■ **Work required**: Pick every line with "chart" from the material below.

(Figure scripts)
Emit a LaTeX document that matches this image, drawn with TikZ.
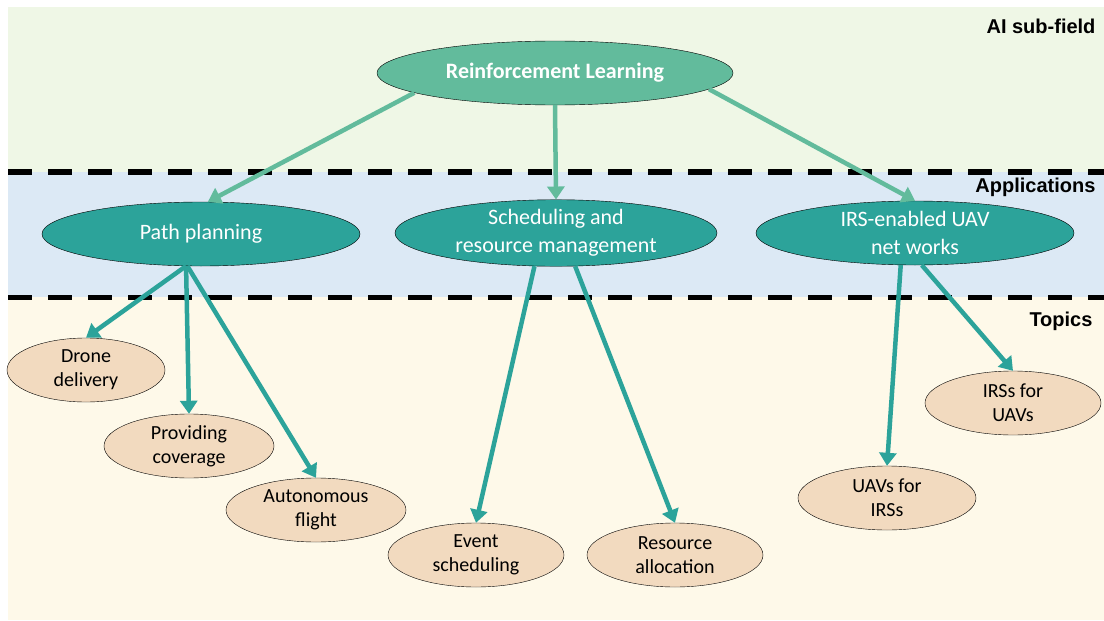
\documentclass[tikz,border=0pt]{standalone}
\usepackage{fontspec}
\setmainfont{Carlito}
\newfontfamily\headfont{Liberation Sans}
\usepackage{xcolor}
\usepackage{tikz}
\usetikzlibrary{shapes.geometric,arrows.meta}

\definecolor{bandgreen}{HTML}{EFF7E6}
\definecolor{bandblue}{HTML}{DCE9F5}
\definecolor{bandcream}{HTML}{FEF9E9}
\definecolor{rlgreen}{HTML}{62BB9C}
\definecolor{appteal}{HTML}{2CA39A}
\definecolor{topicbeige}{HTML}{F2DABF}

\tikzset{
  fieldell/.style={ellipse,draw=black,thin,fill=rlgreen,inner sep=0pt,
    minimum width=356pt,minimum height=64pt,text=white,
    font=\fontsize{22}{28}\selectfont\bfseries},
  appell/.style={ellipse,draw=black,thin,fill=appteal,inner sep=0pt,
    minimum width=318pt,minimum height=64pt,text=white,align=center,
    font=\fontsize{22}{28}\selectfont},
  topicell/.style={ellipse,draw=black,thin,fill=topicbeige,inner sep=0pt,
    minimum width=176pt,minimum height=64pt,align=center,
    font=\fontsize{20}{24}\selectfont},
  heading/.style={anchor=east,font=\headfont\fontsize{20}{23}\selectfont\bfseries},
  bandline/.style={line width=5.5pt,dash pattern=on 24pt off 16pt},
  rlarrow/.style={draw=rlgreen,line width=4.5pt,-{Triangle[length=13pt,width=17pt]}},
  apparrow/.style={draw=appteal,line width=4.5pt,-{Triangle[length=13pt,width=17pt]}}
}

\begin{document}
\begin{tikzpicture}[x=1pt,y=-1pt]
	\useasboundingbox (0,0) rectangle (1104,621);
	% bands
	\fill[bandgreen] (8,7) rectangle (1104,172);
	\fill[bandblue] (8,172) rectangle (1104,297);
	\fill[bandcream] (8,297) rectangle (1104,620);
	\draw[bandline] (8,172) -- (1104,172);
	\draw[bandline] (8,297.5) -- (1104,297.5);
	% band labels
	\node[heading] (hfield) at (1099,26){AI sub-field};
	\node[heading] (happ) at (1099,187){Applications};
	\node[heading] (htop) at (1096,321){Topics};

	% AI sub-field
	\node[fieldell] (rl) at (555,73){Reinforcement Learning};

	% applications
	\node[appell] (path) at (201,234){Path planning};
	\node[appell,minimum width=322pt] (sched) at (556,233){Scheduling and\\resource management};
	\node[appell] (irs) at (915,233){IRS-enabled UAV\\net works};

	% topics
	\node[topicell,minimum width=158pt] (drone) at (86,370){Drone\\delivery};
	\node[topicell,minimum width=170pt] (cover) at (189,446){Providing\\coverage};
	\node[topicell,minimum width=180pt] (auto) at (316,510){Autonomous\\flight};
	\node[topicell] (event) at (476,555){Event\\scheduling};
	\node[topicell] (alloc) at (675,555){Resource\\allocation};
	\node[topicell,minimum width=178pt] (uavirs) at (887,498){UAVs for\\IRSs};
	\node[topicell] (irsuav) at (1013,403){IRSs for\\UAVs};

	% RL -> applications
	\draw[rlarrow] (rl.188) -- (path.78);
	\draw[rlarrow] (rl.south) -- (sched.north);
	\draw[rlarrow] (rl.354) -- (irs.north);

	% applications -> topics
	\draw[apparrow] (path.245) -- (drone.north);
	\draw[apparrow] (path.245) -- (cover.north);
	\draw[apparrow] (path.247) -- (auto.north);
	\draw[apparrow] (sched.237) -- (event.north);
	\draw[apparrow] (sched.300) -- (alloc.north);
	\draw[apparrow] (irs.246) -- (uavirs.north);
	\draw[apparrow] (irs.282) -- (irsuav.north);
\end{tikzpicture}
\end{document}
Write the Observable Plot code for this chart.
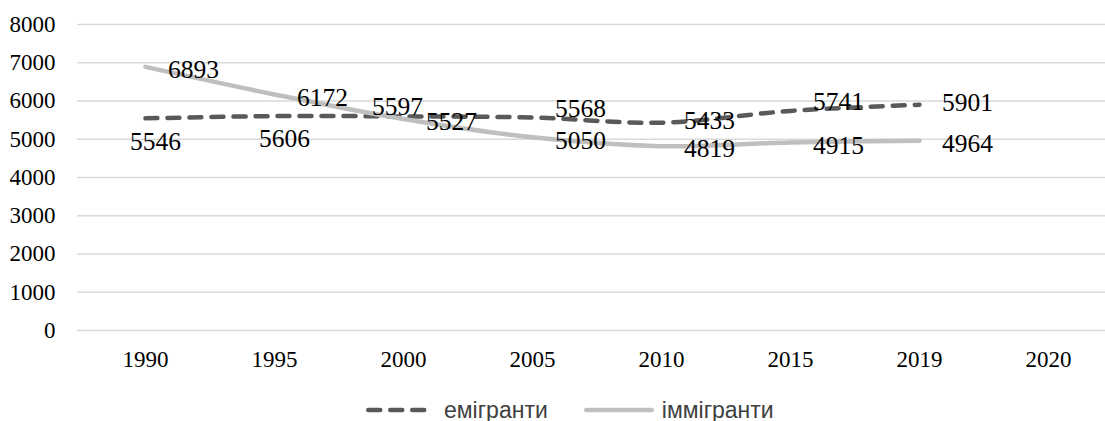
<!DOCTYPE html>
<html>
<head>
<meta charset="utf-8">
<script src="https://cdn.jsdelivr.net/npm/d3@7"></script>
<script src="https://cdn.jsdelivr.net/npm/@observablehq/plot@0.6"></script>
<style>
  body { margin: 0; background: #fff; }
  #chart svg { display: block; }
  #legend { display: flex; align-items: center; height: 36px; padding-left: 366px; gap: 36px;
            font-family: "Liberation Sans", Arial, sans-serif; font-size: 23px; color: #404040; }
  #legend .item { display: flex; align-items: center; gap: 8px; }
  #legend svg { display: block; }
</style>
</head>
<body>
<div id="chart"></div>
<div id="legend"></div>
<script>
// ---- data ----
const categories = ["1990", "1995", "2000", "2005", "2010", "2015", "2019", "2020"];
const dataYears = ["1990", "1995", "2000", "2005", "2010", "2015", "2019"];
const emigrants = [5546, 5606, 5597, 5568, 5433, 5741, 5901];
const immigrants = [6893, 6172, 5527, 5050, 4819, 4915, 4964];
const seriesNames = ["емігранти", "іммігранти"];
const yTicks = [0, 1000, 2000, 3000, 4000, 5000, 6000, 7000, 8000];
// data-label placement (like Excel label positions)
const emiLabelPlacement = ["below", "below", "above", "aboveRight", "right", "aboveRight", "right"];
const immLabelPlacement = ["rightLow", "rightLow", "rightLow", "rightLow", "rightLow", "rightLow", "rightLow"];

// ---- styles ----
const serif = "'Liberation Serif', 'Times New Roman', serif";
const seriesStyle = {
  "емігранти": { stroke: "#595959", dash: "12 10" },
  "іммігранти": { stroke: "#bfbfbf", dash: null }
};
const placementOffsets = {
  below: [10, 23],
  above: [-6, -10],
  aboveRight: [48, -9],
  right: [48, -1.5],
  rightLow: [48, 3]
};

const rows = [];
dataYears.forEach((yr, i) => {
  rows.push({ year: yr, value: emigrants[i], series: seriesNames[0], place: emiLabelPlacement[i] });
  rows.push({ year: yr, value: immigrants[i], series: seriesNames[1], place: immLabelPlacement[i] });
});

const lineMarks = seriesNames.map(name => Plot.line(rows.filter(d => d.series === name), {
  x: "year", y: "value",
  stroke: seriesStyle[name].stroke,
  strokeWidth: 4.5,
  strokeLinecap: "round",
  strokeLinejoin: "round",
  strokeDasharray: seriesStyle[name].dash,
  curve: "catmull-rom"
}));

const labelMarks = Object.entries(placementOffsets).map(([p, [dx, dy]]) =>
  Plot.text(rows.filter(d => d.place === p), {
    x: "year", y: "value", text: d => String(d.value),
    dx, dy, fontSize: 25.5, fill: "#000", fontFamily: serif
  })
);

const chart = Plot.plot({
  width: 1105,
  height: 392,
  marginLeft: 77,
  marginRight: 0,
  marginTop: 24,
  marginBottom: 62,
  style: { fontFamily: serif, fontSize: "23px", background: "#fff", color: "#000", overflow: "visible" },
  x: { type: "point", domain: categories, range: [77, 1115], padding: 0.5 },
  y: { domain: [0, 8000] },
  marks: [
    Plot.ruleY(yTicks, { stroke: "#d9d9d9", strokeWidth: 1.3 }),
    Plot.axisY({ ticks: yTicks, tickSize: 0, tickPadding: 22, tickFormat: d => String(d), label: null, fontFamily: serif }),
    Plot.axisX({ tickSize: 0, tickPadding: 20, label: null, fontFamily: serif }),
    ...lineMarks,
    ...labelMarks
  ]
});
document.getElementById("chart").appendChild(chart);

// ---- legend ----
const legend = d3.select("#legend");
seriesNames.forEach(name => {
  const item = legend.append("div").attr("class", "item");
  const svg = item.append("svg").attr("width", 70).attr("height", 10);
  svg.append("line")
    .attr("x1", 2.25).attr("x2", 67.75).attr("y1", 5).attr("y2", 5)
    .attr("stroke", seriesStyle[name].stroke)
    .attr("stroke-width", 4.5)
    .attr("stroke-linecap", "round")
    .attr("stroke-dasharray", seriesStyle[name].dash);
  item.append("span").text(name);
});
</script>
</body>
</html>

■ **Result of the task**:
Write the Observable Plot code for this chart.
  #chart svg { display: block; }
<div id="chart"></div>
const chart = Plot.plot({
document.getElementById("chart").appendChild(chart);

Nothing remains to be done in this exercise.